Le changement dans son trait a aussi coïncidé avec une rupture amoureuse, qui a d’une part entrainé un désir de renouveau (notamment au niveau des cheveux et de la barbe, qu’il a respectivement coupés et laissé pousser), et un constat par rapport à son travail, alors très cynique dans le choix de ses sujets, qu’il a voulu rendre plus positif.
«Là, la réaction des gens a commencé à être différente. Je me suis rendu compte que les gens étaient vraiment, beaucoup plus que je m’y attendais, touchés par ce que je faisais. Encore aujourd’hui j’ai de la misère à réaliser les messages que je reçois: les gens sont vraiment intenses, et sont vraiment reconnaissants, et tu sens que je leur ai donné quelque chose».
Pour aller plus loin dans son intention de faire du bien, Fred Gingras a de plus en plus recours aux mots, qui parfois accompagnent ses illustrations, parfois les constituent à part entière (comme ci-haut). «Je m’ennuie d’écrire», laisse tomber celui qui a longtemps rédigé des chroniques.

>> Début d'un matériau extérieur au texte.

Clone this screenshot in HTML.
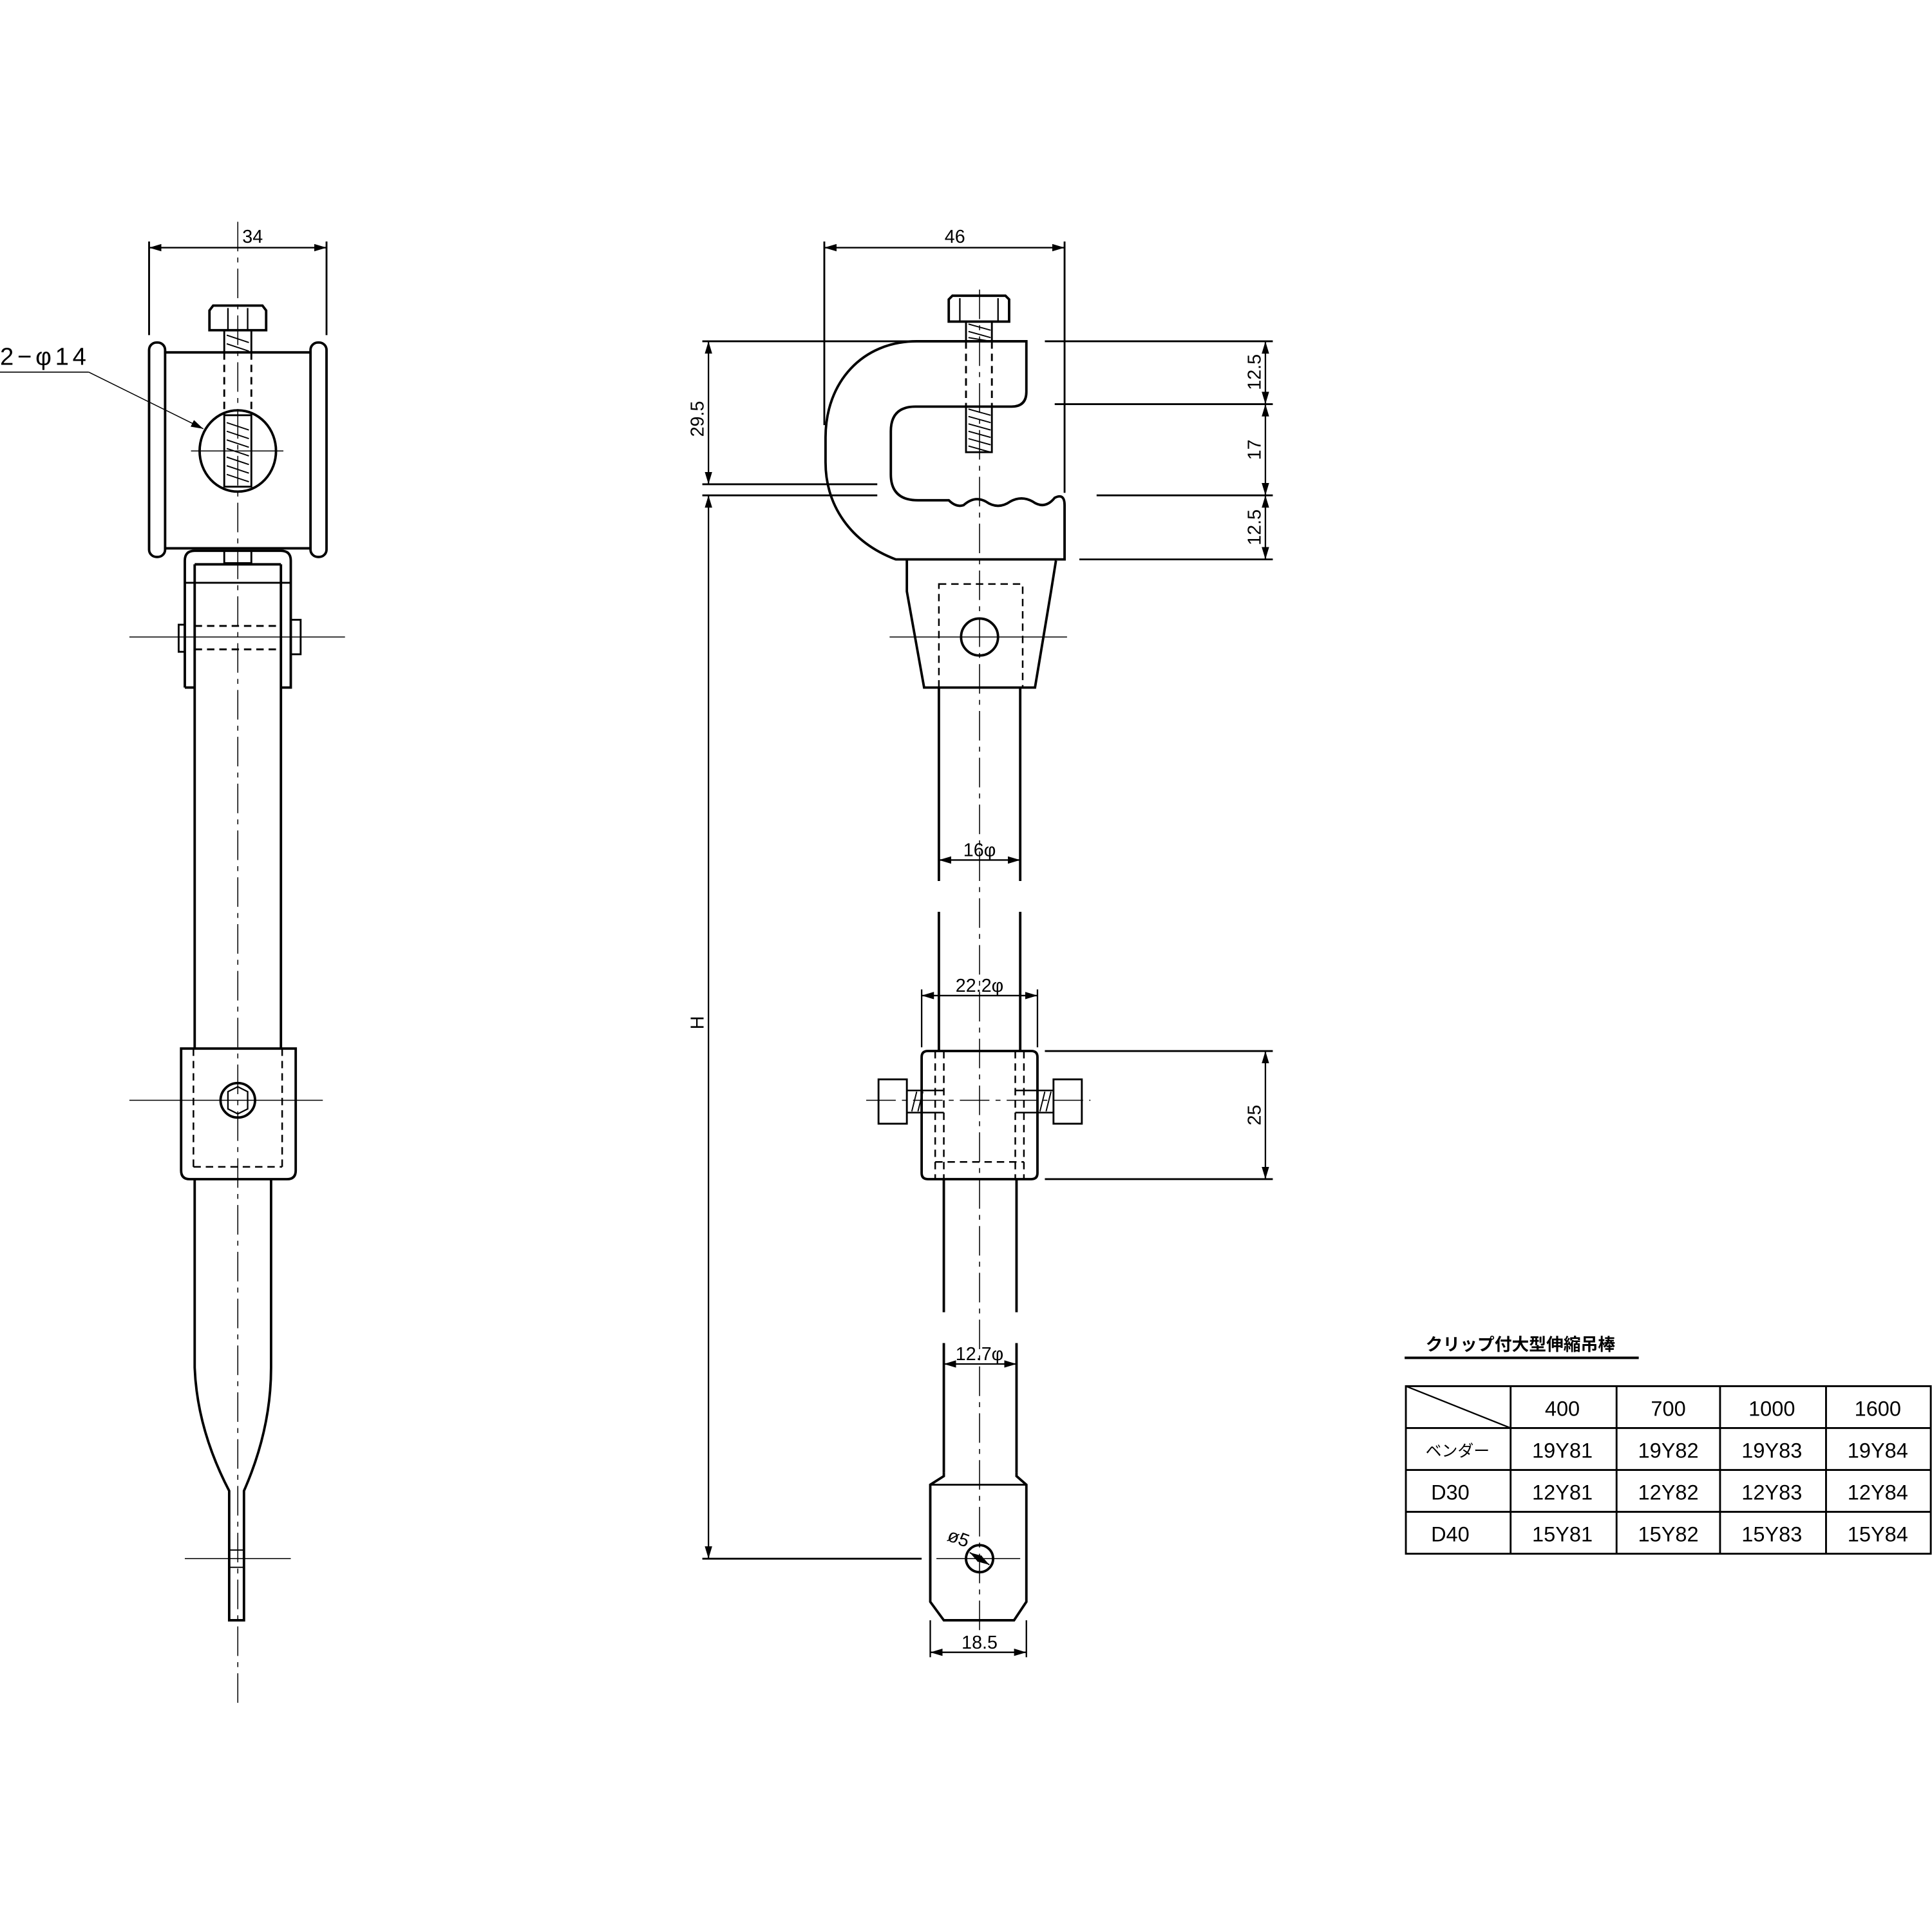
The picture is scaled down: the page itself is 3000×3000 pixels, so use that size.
<!DOCTYPE html>
<html><head><meta charset="utf-8"><style>
html,body{margin:0;padding:0;background:#fff}
svg{display:block}
text{font-family:"Liberation Sans","Noto Sans CJK JP",sans-serif;fill:#000}
</style></head><body>
<svg width="3000" height="3000" viewBox="0 0 1568 1568" xmlns="http://www.w3.org/2000/svg">
<defs>
<marker id="a" viewBox="0 0 10 6" refX="10" refY="3" markerWidth="10" markerHeight="6" orient="auto-start-reverse" markerUnits="userSpaceOnUse"><path d="M0,0 L10,3 L0,6 z" fill="#000"/></marker>
</defs>
<g fill="none" stroke="#000" stroke-width="2">
<!-- ===== LEFT VIEW ===== -->
<line x1="193" y1="180" x2="193" y2="1385" stroke-width="0.8" stroke-dasharray="24,5,4,5"/>
<line x1="121" y1="196" x2="121" y2="272" stroke-width="1.5"/>
<line x1="265" y1="196" x2="265" y2="272" stroke-width="1.5"/>
<line x1="121" y1="201" x2="265" y2="201" stroke-width="1.2" marker-start="url(#a)" marker-end="url(#a)"/>
<rect x="121" y="278" width="13" height="174" rx="6"/>
<rect x="252" y="278" width="13" height="174" rx="6"/>
<line x1="134" y1="286" x2="252" y2="286"/>
<line x1="134" y1="445" x2="252" y2="445"/>
<path d="M170,252 L173,248 L213,248 L216,252 L216,268 L170,268 Z"/>
<line x1="185" y1="250" x2="185" y2="268" stroke-width="1.2"/>
<line x1="201" y1="250" x2="201" y2="268" stroke-width="1.2"/>
<rect x="182" y="268" width="22" height="18" stroke-width="1.5"/>
<line x1="182" y1="286" x2="182" y2="337" stroke-dasharray="6,4" stroke-width="1.5"/>
<line x1="204" y1="286" x2="204" y2="337" stroke-dasharray="6,4" stroke-width="1.5"/>
<rect x="182" y="337" width="22" height="58" stroke-width="1.5"/>
<path d="M184,343 L202,349 M184,350 L202,356 M184,357 L202,363 M184,364 L202,370 M184,371 L202,377 M184,378 L202,384 M184,385 L202,391 M184,272 L202,278 M184,279 L202,285" stroke-width="1"/>
<ellipse cx="193" cy="366" rx="31" ry="33"/>
<line x1="155" y1="366" x2="230" y2="366" stroke-width="0.8"/>
<line x1="0" y1="302" x2="72" y2="302" stroke-width="0.8"/>
<line x1="72" y1="302" x2="165" y2="348" stroke-width="0.8" marker-end="url(#a)"/>
<path d="M150,558 L150,455 Q150,447 158,447 L228,447 Q236,447 236,455 L236,558 L228,558"/>
<path d="M150,558 L158,558"/>
<line x1="150" y1="473" x2="236" y2="473" stroke-width="1.5"/>
<rect x="182" y="447" width="22" height="10" stroke-width="1.5"/>
<rect x="145" y="507" width="5" height="22" stroke-width="1.5"/>
<rect x="236" y="503" width="8" height="28" stroke-width="1.5"/>
<line x1="158" y1="508" x2="228" y2="508" stroke-dasharray="6,4" stroke-width="1.5"/>
<line x1="158" y1="527" x2="228" y2="527" stroke-dasharray="6,4" stroke-width="1.5"/>
<line x1="105" y1="517" x2="280" y2="517" stroke-width="0.8"/>
<line x1="158" y1="458" x2="158" y2="851"/>
<line x1="228" y1="458" x2="228" y2="851"/>
<line x1="158" y1="458" x2="228" y2="458"/>
<path d="M147,851 L240,851 L240,950 Q240,957 233,957 L154,957 Q147,957 147,950 Z"/>
<line x1="157" y1="851" x2="157" y2="947" stroke-dasharray="6,4" stroke-width="1.3"/>
<line x1="229" y1="851" x2="229" y2="947" stroke-dasharray="6,4" stroke-width="1.3"/>
<line x1="157" y1="947" x2="229" y2="947" stroke-dasharray="6,4" stroke-width="1.3"/>
<circle cx="193" cy="893" r="14"/>
<polygon points="185,886 193,882 201,886 201,900 193,904 185,900" stroke-width="1.2"/>
<line x1="105" y1="893" x2="262" y2="893" stroke-width="0.8"/>
<path d="M158,957 L158,1110 Q160,1160 186,1210 L186,1315 L198,1315 L198,1210 Q220,1160 220,1110 L220,957"/>
<line x1="186" y1="1258" x2="198" y2="1258" stroke-width="1"/>
<line x1="186" y1="1272" x2="198" y2="1272" stroke-width="1"/>
<line x1="150" y1="1265" x2="236" y2="1265" stroke-width="0.8"/>

<!-- ===== RIGHT VIEW ===== -->
<line x1="795" y1="235" x2="795" y2="1330" stroke-width="0.8" stroke-dasharray="24,5,4,5"/>
<line x1="669" y1="196" x2="669" y2="345" stroke-width="1.5"/>
<line x1="864" y1="196" x2="864" y2="400" stroke-width="1.5"/>
<line x1="669" y1="201" x2="864" y2="201" stroke-width="1.2" marker-start="url(#a)" marker-end="url(#a)"/>
<path d="M744,277 L833,277 L833,318 Q833,330 821,330 L743,330 Q723,330 723,350 L723,385 Q723,406 745,406 L770,406 Q776,412 782,410 Q791,402 800,407 Q810,414 820,407 Q829,402 838,407 Q848,414 856,404 Q864,400 864,410 L864,454 L727,454 C690,440 670,410 670,375 L670,355 C670,310 700,277 744,277 Z"/>
<path d="M770,243 L773,240 L816,240 L819,243 L819,261 L770,261 Z"/>
<line x1="779" y1="242" x2="779" y2="261" stroke-width="1.2"/>
<line x1="810" y1="242" x2="810" y2="261" stroke-width="1.2"/>
<rect x="784" y="261" width="21" height="16" stroke-width="1.5"/>
<path d="M786,263 L804,268 M786,269 L804,274 M786,274 L804,277" stroke-width="1"/>
<line x1="784" y1="277" x2="784" y2="330" stroke-dasharray="6,4" stroke-width="1.5"/>
<line x1="805" y1="277" x2="805" y2="330" stroke-dasharray="6,4" stroke-width="1.5"/>
<rect x="784" y="330" width="21" height="37" stroke-width="1.5"/>
<path d="M786,332 L804,337 M786,338 L804,343 M786,344 L804,349 M786,350 L804,355 M786,356 L804,361 M786,362 L804,367" stroke-width="1"/>
<path d="M736,455 L736,480 L750,558 L840,558 L853,480 L857,455"/>
<rect x="762" y="474" width="68" height="84" stroke-dasharray="6,4" stroke-width="1.3"/>
<circle cx="795" cy="517" r="15"/>
<line x1="722" y1="517" x2="866" y2="517" stroke-width="0.8"/>
<line x1="762" y1="558" x2="762" y2="715"/>
<line x1="828" y1="558" x2="828" y2="715"/>
<line x1="762" y1="740" x2="762" y2="853"/>
<line x1="828" y1="740" x2="828" y2="853"/>
<line x1="762" y1="698" x2="828" y2="698" stroke-width="1.2" marker-start="url(#a)" marker-end="url(#a)"/>
<line x1="748" y1="803" x2="748" y2="850" stroke-width="1.2"/>
<line x1="842" y1="803" x2="842" y2="850" stroke-width="1.2"/>
<line x1="748" y1="808" x2="842" y2="808" stroke-width="1.2" marker-start="url(#a)" marker-end="url(#a)"/>
<path d="M753,853 L837,853 Q842,853 842,858 L842,952 Q842,957 837,957 L753,957 Q748,957 748,952 L748,858 Q748,853 753,853 Z"/>
<line x1="759" y1="853" x2="759" y2="957" stroke-dasharray="6,4" stroke-width="1.3"/>
<line x1="766" y1="853" x2="766" y2="957" stroke-dasharray="6,4" stroke-width="1.3"/>
<line x1="824" y1="853" x2="824" y2="957" stroke-dasharray="6,4" stroke-width="1.3"/>
<line x1="831" y1="853" x2="831" y2="957" stroke-dasharray="6,4" stroke-width="1.3"/>
<line x1="759" y1="943" x2="831" y2="943" stroke-dasharray="6,4" stroke-width="1.3"/>
<rect x="713" y="876" width="23" height="36" stroke-width="1.5"/>
<rect x="855" y="876" width="23" height="36" stroke-width="1.5"/>
<line x1="736" y1="885" x2="766" y2="885" stroke-width="1.3"/>
<line x1="736" y1="903" x2="766" y2="903" stroke-width="1.3"/>
<line x1="824" y1="885" x2="855" y2="885" stroke-width="1.3"/>
<line x1="824" y1="903" x2="855" y2="903" stroke-width="1.3"/>
<path d="M740,902 L744,886 M745,902 L749,886 M844,902 L848,886 M849,902 L853,886" stroke-width="1"/>
<line x1="703" y1="893" x2="885" y2="893" stroke-width="0.8" stroke-dasharray="24,5,4,5"/>
<line x1="766" y1="957" x2="766" y2="1065"/>
<line x1="825" y1="957" x2="825" y2="1065"/>
<line x1="766" y1="1090" x2="766" y2="1195"/>
<line x1="825" y1="1090" x2="825" y2="1195"/>
<line x1="766" y1="1107" x2="825" y2="1107" stroke-width="1.2" marker-start="url(#a)" marker-end="url(#a)"/>
<path d="M766,1195 L766,1198 L755,1205 L755,1300 L766,1315 L823,1315 L833,1300 L833,1205 L825,1198 L825,1195"/>
<line x1="755" y1="1205" x2="833" y2="1205" stroke-width="1.5"/>
<circle cx="795" cy="1265" r="11"/>
<line x1="787" y1="1260" x2="803" y2="1270" stroke-width="1" marker-start="url(#a)" marker-end="url(#a)"/>
<line x1="760" y1="1265" x2="828" y2="1265" stroke-width="0.8"/>
<line x1="755" y1="1315" x2="755" y2="1345" stroke-width="1.2"/>
<line x1="833" y1="1315" x2="833" y2="1345" stroke-width="1.2"/>
<line x1="755" y1="1341" x2="833" y2="1341" stroke-width="1.2" marker-start="url(#a)" marker-end="url(#a)"/>
<line x1="570" y1="277" x2="742" y2="277" stroke-width="1.5"/>
<line x1="570" y1="393" x2="712" y2="393" stroke-width="1.5"/>
<line x1="570" y1="402" x2="712" y2="402" stroke-width="1.5"/>
<line x1="570" y1="1265" x2="748" y2="1265" stroke-width="1.5"/>
<line x1="575" y1="277" x2="575" y2="393" stroke-width="1.2" marker-start="url(#a)" marker-end="url(#a)"/>
<line x1="575" y1="402" x2="575" y2="1265" stroke-width="1.2" marker-start="url(#a)" marker-end="url(#a)"/>
<line x1="848" y1="277" x2="1033" y2="277" stroke-width="1.5"/>
<line x1="856" y1="328" x2="1033" y2="328" stroke-width="1.5"/>
<line x1="890" y1="402" x2="1033" y2="402" stroke-width="1.5"/>
<line x1="876" y1="454" x2="1033" y2="454" stroke-width="1.5"/>
<line x1="1027" y1="277" x2="1027" y2="454" stroke-width="1.2"/>
<path d="M1027,277 l-3,10 h6z M1027,328 l-3,-10 h6z M1027,328 l-3,10 h6z M1027,402 l-3,-10 h6z M1027,402 l-3,10 h6z M1027,454 l-3,-10 h6z" fill="#000" stroke="none"/>
<line x1="848" y1="853" x2="1033" y2="853" stroke-width="1.5"/>
<line x1="848" y1="957" x2="1033" y2="957" stroke-width="1.5"/>
<line x1="1027" y1="853" x2="1027" y2="957" stroke-width="1.2" marker-start="url(#a)" marker-end="url(#a)"/>

<!-- ===== TABLE ===== -->
<line x1="1140" y1="1102" x2="1330" y2="1102" stroke-width="2"/>
<rect x="1141" y="1125" width="426" height="136" stroke-width="1.5"/>
<line x1="1141" y1="1159" x2="1567" y2="1159" stroke-width="1.5"/>
<line x1="1141" y1="1193" x2="1567" y2="1193" stroke-width="1.5"/>
<line x1="1141" y1="1227" x2="1567" y2="1227" stroke-width="1.5"/>
<line x1="1226" y1="1125" x2="1226" y2="1261" stroke-width="1.5"/>
<line x1="1312" y1="1125" x2="1312" y2="1261" stroke-width="1.5"/>
<line x1="1396" y1="1125" x2="1396" y2="1261" stroke-width="1.5"/>
<line x1="1482" y1="1125" x2="1482" y2="1261" stroke-width="1.5"/>
<line x1="1141" y1="1125" x2="1226" y2="1159" stroke-width="1.2"/>
</g>
<g font-size="15">
<text x="205" y="197" text-anchor="middle">34</text>
<text x="0" y="296" font-size="20" letter-spacing="3">2−φ14</text>
<text x="775" y="197" text-anchor="middle">46</text>
<text x="795" y="695" text-anchor="middle">16φ</text>
<text x="795" y="805" text-anchor="middle">22.2φ</text>
<text x="795" y="1104" text-anchor="middle">12.7φ</text>
<text x="795" y="1338" text-anchor="middle">18.5</text>
<text x="768" y="1250" transform="rotate(20 768 1250)">ø5</text>
<text transform="translate(571,340) rotate(-90)" text-anchor="middle">29.5</text>
<text transform="translate(571,830) rotate(-90)" text-anchor="middle">H</text>
<text transform="translate(1023,302) rotate(-90)" text-anchor="middle">12.5</text>
<text transform="translate(1023,365) rotate(-90)" text-anchor="middle">17</text>
<text transform="translate(1023,428) rotate(-90)" text-anchor="middle">12.5</text>
<text transform="translate(1023,905) rotate(-90)" text-anchor="middle">25</text>
<text x="1157" y="1096" font-size="14" font-weight="bold">クリップ付大型伸縮吊棒</text>
</g>
<g font-size="17" text-anchor="middle">
<text x="1268" y="1149">400</text><text x="1354" y="1149">700</text><text x="1438" y="1149">1000</text><text x="1524" y="1149">1600</text>
<text x="1183" y="1182" font-size="13">ベンダー</text>
<text x="1268" y="1183">19Y81</text><text x="1354" y="1183">19Y82</text><text x="1438" y="1183">19Y83</text><text x="1524" y="1183">19Y84</text>
<text x="1177" y="1217">D30</text>
<text x="1268" y="1217">12Y81</text><text x="1354" y="1217">12Y82</text><text x="1438" y="1217">12Y83</text><text x="1524" y="1217">12Y84</text>
<text x="1177" y="1251">D40</text>
<text x="1268" y="1251">15Y81</text><text x="1354" y="1251">15Y82</text><text x="1438" y="1251">15Y83</text><text x="1524" y="1251">15Y84</text>
</g>
</svg>
</body></html>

«Ma blonde me dit que je ne suis pas un illustrateur, je suis plus un communicateur. L’illustration ça passe en deuxième, et elle a sûrement raison.» À preuve, les compliments concernant ses écrits le touchent davantage que ceux concernant ses images. «On dirait que mes dessins, pour moi, c’est moins intime. Ce que j’écris, je le sens que ça vient de plus loin en dedans de moi. Et que ce que j’écris, je ne serais peut-être pas capable de le dire à voix haute à quelqu’un. Surtout que le dessin, vu que j’essaie de le minimaliser de plus en plus, il reste l’émotion qui est là, mais elle est plus exactement la mienne.»
Une chose est certaine: l’amour demeure un sujet de prédilection pour l’illustrateur. «C’est comme une obsession que j’ai, l’amour, les relations hommes femmes.» Il trouve fascinant que ce sujet, traité depuis des millénaires, nous taraude à un point tel qu’il habite encore la plupart de nos créations. Il croit qu’il ne sert à rien de critiquer le rapport à l’amour de la nouvelle génération et souhaiterait qu’on évite de tomber dans la critique classique du c’était-donc-mieux-avant: «Aujourd’hui, on a peut-être plus accès à différents mots pour l’expliquer, ça fait qu’on sait peut-être plus trop quels utiliser, mais le sentiment, je pense que c’est le même.»
«Dans mes followers, c’est pas mal des femmes québécoises qui me suivent. Mais c’est fou de voir que ce que moi j’ai vécu, et qui m’a heurté, ou blessé et tout ça et que j’essaie de m’autoparler avec mes dessins à moi, ça vient toucher la même corde chez d’autres personnes: on est pas mal tous pareils dans le fond.»
Ainsi, les messages véhiculés dans le travail de Fred Gingras font du bien, aux autres comme à lui-même. «T’as pas conscience de l’impact que t’as sur les gens, donc aussi ben que cet impact-là soit le plus positif possible. Juste au cas!»
Ce soir, dans le cadre des soirées mensuelles Mardi sans dessin, à La Quincaillerie, les gens sont invités à venir colorier des dessins de Fred Gingras, spécialement pour la St-Valentin. Il est le premier à admettre que «[s]es dessins, ça se colorie moyen: y a comme deux zones de coloriage maximum par dessin», mais qu’à cela ne tienne, il a trouvé le moyen d’occuper les gens tout en restant fidèle à son style. Pour passer une St-Valentin différente, rencontrer l’illustrateur et découvrir ses goûts musicaux (c’est lui qui sera en charge de l’ambiance sonore), c’est un rendez-vous ce soir.